Open enygren opened 2 months ago

enygren commented 2 months ago

(This may want to be its own separate draft?)

One challenge not covered in the current draft is how authoritative DNS server operators can validate new domains that have been recently registered. In the case where a domain has been created in a registrar and delegated to a DNS server operator, there's a window where the delegation is "lame" and not yet configured on the DNS server operator. In this window, an attacker could register this domain on the DNS server operator. This is more common in the case where a domain is registered and delegated but not provisioned (or provisioned and later deleted), allowing attackers to register the domain on the DNS server operator.

As called out in this article by Brian Krebs, this is being actively exploited: https://krebsonsecurity.com/2024/07/dont-let-your-domain-name-become-a-sitting-duck/ There are even teams of security researchers that look for domains that have been in this state for awhile and register them at various DNS server operators (eg, http://domainoverwatch.com/).

While TXT record validation works for existing zones that are on another operator already and want to be transferred or added, this doesn't work for new domains. (Requiring new domains be registered through DNS operators is another option, but not necessarily desirable.)

One option we might specify would be to encode this in an an additional delegation record on a specific name at the registrar. For example, customers of the DNS operator might normally delegate to authorities ns1.example.com through ns4.example.com. For the validation case, there would be an additional authority that is out-of-bailiwick in which we’d encode the token. For example, registrants would be requested to add NS records in the registrar for:

$domain IN NS   ns1.example.com.
…
$domain IN NS   ns2.example.com.
$domain IN NS   ns-<base32token>.authdnsdv.example.net.

This would allow validation of the domain. For .net domains an operator might instead use ns-.authdnsdv.example.com.

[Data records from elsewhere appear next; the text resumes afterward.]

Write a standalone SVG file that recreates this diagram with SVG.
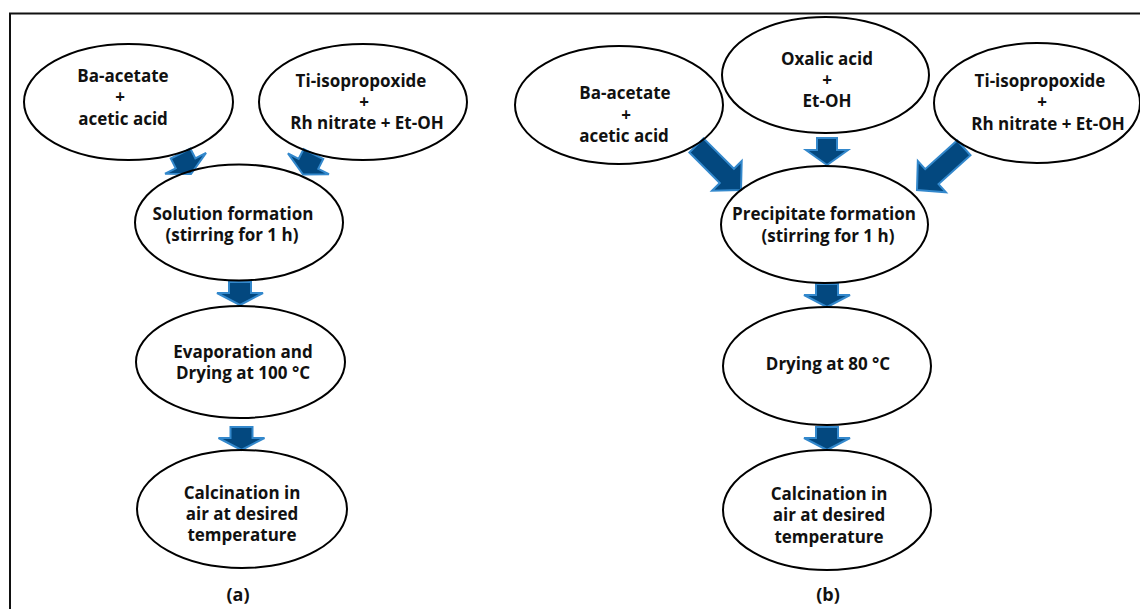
<svg xmlns="http://www.w3.org/2000/svg" xmlns:xlink="http://www.w3.org/1999/xlink" width="1140" height="609" viewBox="0 0 1140 609">
<style>
.node{fill:none;stroke:#000;stroke-width:2}
.t{font-family:"Open Sans","Noto Sans","Liberation Sans",sans-serif;font-weight:700;font-size:17px;fill:#111;text-anchor:middle}
.lbl{font-family:"Open Sans","Noto Sans","Liberation Sans",sans-serif;font-weight:700;font-size:18px;fill:#111;text-anchor:middle}
.arr{fill:#03487f;stroke:#3388cc;stroke-width:2;stroke-linejoin:miter}
</style>
<defs>
<path id="aS" d="M0,0 L-23,-12 L-11,-12 L-11,-23 L11,-23 L11,-12 L23,-12 Z"/>
<path id="aO" d="M0,0 L-21,-15 L-10,-15 L-10,-27 L10,-27 L10,-15 L21,-15 Z"/>
<path id="aB" d="M0,0 L-21,-20 L-10,-20 L-10,-63 L10,-63 L10,-20 L21,-20 Z"/>
</defs>
<rect x="10" y="13.5" width="1140" height="610" fill="#fff" stroke="#111" stroke-width="2"/>
<g id="connectors">
<use href="#aS" class="arr" transform="translate(191,174) rotate(-27)"/>
<use href="#aS" class="arr" transform="translate(303,174.5) rotate(27)"/>
<use href="#aS" class="arr" transform="translate(240,305)"/>
<use href="#aS" class="arr" transform="translate(241.5,450)"/>
<use href="#aB" class="arr" transform="translate(741,190) rotate(-45)"/>
<use href="#aO" class="arr" transform="translate(827,165)"/>
<use href="#aB" class="arr" transform="translate(917,190) rotate(48)"/>
<use href="#aS" class="arr" transform="translate(827,307)"/>
<use href="#aS" class="arr" transform="translate(827,450)"/>
</g>
<g id="a-ba">
<ellipse class="node" cx="128.5" cy="102" rx="104.5" ry="58"/>
<text class="t" x="123" y="82">Ba-acetate</text>
<text class="t" x="120" y="103">+</text>
<text class="t" x="123" y="125">acetic acid</text>
</g>
<g id="a-ti">
<ellipse class="node" cx="363" cy="102" rx="104" ry="58"/>
<text class="t" x="361" y="87">Ti-isopropoxide</text>
<text class="t" x="364" y="108">+</text>
<text class="t" x="367" y="129">Rh nitrate + Et-OH</text>
</g>
<g id="a-solution">
<ellipse class="node" cx="239" cy="222.5" rx="104" ry="58"/>
<text class="t" x="233" y="220">Solution formation</text>
<text class="t" x="232" y="241">(stirring for 1 h)</text>
</g>
<g id="a-evap">
<ellipse class="node" cx="240.5" cy="362" rx="104.5" ry="56"/>
<text class="t" x="243" y="358">Evaporation and</text>
<text class="t" x="243" y="379">Drying at 100 °C</text>
</g>
<g id="a-calc">
<ellipse class="node" cx="242" cy="509" rx="105" ry="59"/>
<text class="t" x="242" y="499">Calcination in</text>
<text class="t" x="242" y="520">air at desired</text>
<text class="t" x="242" y="541">temperature</text>
</g>
<text class="lbl" x="238" y="601">(a)</text>
<g id="b-ba">
<ellipse class="node" cx="619" cy="105" rx="104" ry="59"/>
<text class="t" x="625" y="99">Ba-acetate</text>
<text class="t" x="626" y="121">+</text>
<text class="t" x="624" y="142">acetic acid</text>
</g>
<g id="b-oxalic">
<ellipse class="node" cx="825.5" cy="75" rx="103.5" ry="58"/>
<text class="t" x="827" y="65">Oxalic acid</text>
<text class="t" x="827" y="86">+</text>
<text class="t" x="827" y="107">Et-OH</text>
</g>
<g id="b-ti">
<ellipse class="node" cx="1037" cy="103" rx="103" ry="60"/>
<text class="t" x="1040" y="87">Ti-isopropoxide</text>
<text class="t" x="1042" y="108">+</text>
<text class="t" x="1048" y="130">Rh nitrate + Et-OH</text>
</g>
<g id="b-precip">
<ellipse class="node" cx="824.5" cy="224.5" rx="103.5" ry="58.5"/>
<text class="t" x="824" y="220">Precipitate formation</text>
<text class="t" x="828" y="242">(stirring for 1 h)</text>
</g>
<g id="b-dry">
<ellipse class="node" cx="827" cy="366" rx="104" ry="59"/>
<text class="t" x="828" y="370">Drying at 80 °C</text>
</g>
<g id="b-calc">
<ellipse class="node" cx="827" cy="510" rx="104" ry="60"/>
<text class="t" x="829" y="500">Calcination in</text>
<text class="t" x="829" y="521">air at desired</text>
<text class="t" x="829" y="543">temperature</text>
</g>
<text class="lbl" x="828" y="601">(b)</text>
</svg>
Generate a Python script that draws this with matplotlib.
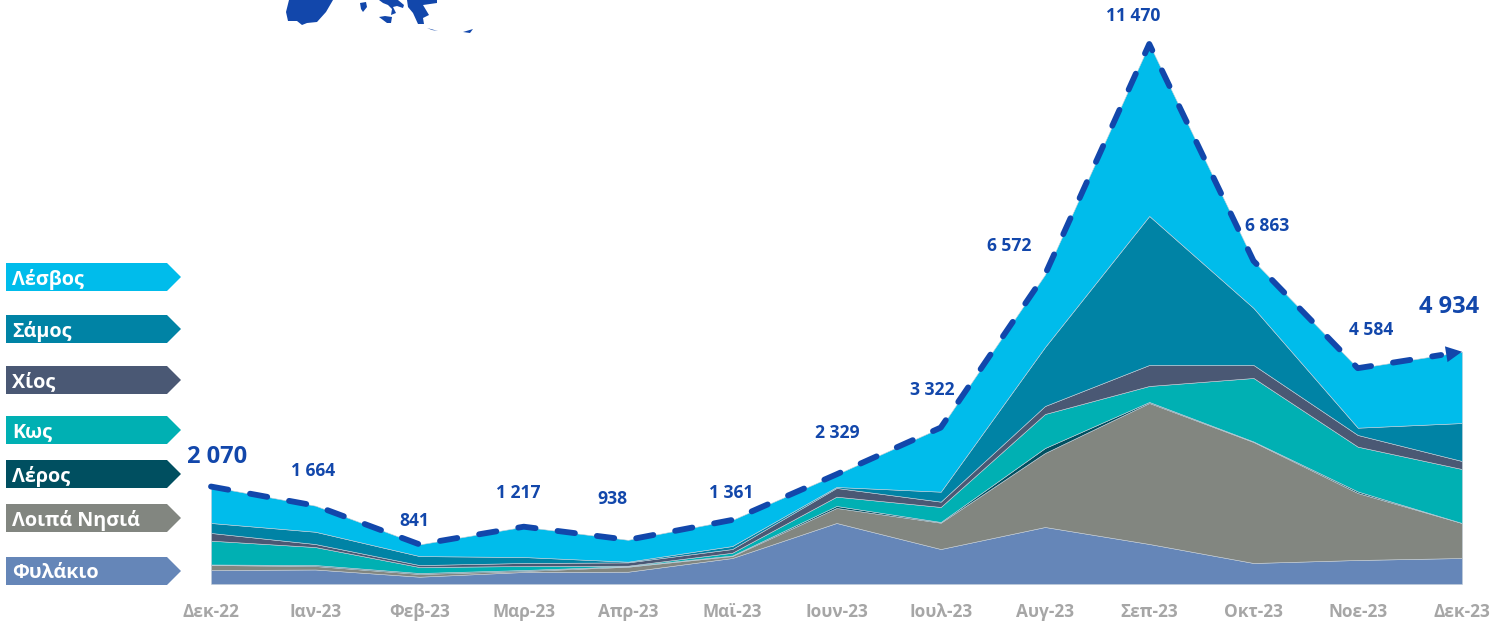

The DNS operator would need entries for the A and AAAA records for *.authdnsdv.example.{com,net} of the DNS authorities. Given the out-of-bailiwick nature this would be less likely to be used. Registrants could remove this if they want once the domain is created.

Part of the need for out-of-bailiwick would be to make sure no glue was present or needed in the parent zone. The child zone would not have/need this authority record.